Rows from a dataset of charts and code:
* * *
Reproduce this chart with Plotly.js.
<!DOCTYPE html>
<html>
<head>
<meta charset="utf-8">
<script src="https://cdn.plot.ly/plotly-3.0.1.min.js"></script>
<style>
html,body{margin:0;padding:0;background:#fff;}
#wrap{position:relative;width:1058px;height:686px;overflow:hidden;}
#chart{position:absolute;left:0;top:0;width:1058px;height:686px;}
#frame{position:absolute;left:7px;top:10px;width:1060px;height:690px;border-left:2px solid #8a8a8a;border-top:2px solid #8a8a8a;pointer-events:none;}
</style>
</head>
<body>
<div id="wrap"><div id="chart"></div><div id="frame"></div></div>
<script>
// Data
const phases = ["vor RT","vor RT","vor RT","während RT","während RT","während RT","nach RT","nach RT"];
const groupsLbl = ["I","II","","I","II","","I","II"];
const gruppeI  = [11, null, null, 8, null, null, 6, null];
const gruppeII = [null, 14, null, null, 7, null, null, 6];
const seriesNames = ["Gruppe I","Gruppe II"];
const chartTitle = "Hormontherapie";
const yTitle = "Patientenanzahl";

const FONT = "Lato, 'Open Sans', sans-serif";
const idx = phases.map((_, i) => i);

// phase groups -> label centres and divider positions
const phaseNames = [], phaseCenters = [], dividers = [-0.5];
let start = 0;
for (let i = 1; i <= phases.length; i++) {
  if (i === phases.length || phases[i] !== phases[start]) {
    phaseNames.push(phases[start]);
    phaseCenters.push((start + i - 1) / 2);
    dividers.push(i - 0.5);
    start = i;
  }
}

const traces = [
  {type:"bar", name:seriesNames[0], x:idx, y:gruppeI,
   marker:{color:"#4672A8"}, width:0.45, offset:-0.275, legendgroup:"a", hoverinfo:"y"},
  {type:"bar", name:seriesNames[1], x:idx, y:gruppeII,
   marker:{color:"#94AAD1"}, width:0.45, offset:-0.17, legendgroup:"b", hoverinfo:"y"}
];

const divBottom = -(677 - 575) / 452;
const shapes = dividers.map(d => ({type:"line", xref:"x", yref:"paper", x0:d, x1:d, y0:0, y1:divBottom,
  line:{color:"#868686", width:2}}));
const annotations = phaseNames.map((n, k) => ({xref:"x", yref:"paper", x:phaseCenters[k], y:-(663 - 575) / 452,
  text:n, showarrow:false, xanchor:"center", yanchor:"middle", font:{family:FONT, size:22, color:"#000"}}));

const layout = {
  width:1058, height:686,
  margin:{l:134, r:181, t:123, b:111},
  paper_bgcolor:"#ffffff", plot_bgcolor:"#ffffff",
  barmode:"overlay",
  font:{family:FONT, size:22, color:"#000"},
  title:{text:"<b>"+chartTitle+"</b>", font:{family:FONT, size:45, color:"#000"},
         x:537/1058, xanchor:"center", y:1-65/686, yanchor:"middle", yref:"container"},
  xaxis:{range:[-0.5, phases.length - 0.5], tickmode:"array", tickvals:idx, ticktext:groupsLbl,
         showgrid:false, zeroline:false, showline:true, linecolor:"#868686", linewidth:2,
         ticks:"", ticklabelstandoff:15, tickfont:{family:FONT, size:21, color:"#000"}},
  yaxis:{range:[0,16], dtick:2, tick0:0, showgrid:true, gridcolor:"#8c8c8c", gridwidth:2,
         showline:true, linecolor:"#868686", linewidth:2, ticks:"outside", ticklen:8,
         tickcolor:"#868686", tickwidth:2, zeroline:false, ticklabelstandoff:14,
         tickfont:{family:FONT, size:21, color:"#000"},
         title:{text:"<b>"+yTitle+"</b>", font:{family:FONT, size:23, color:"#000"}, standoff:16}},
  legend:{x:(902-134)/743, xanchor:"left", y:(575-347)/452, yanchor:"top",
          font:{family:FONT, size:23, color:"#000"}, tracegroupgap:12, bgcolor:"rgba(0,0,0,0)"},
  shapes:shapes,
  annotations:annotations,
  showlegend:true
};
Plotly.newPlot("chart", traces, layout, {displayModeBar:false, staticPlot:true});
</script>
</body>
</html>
* * *
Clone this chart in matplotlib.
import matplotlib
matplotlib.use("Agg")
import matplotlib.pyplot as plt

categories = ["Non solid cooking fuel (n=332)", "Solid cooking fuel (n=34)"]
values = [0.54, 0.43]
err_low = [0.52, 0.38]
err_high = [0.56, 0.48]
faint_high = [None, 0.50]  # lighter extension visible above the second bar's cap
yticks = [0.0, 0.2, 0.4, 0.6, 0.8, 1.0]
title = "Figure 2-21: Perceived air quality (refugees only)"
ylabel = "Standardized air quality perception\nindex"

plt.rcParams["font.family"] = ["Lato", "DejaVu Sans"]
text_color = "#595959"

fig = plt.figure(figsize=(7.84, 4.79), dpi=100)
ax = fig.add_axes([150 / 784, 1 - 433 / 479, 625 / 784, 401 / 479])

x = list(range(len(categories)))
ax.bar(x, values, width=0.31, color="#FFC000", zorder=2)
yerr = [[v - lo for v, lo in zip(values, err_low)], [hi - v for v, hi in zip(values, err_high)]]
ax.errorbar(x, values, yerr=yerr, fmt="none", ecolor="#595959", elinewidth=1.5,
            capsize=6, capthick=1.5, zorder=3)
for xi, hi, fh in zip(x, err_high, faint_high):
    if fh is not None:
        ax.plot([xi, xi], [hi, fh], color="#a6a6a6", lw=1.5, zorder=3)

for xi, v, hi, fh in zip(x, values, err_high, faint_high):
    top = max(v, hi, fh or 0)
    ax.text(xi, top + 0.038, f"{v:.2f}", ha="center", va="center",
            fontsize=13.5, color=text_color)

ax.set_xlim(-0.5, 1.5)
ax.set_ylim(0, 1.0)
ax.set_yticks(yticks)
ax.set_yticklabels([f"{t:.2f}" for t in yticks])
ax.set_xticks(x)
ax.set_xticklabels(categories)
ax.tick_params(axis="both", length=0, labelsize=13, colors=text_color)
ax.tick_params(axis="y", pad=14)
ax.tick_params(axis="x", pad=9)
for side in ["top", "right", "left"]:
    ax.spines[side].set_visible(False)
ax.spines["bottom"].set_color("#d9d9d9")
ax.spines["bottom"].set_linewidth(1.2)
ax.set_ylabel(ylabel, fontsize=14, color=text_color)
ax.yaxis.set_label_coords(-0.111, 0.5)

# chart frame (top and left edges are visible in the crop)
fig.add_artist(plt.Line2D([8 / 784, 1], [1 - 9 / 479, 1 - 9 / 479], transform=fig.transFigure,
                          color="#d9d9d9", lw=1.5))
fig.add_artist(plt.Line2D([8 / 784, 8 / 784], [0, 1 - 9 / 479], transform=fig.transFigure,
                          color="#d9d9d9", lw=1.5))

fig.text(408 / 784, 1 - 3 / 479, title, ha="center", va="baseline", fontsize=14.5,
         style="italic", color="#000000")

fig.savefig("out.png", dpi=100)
* * *
**What you will do:** Above this instruction are the records; retype exactly the lines from the one containing "Clone this chart in matplotlib." up to and including the one containing "ax = fig.add_axes([150".

**Task result:**
Clone this chart in matplotlib.
import matplotlib
matplotlib.use("Agg")
import matplotlib.pyplot as plt

categories = ["Non solid cooking fuel (n=332)", "Solid cooking fuel (n=34)"]
values = [0.54, 0.43]
err_low = [0.52, 0.38]
err_high = [0.56, 0.48]
faint_high = [None, 0.50]  # lighter extension visible above the second bar's cap
yticks = [0.0, 0.2, 0.4, 0.6, 0.8, 1.0]
title = "Figure 2-21: Perceived air quality (refugees only)"
ylabel = "Standardized air quality perception\nindex"

plt.rcParams["font.family"] = ["Lato", "DejaVu Sans"]
text_color = "#595959"

fig = plt.figure(figsize=(7.84, 4.79), dpi=100)
ax = fig.add_axes([150 / 784, 1 - 433 / 479, 625 / 784, 401 / 479])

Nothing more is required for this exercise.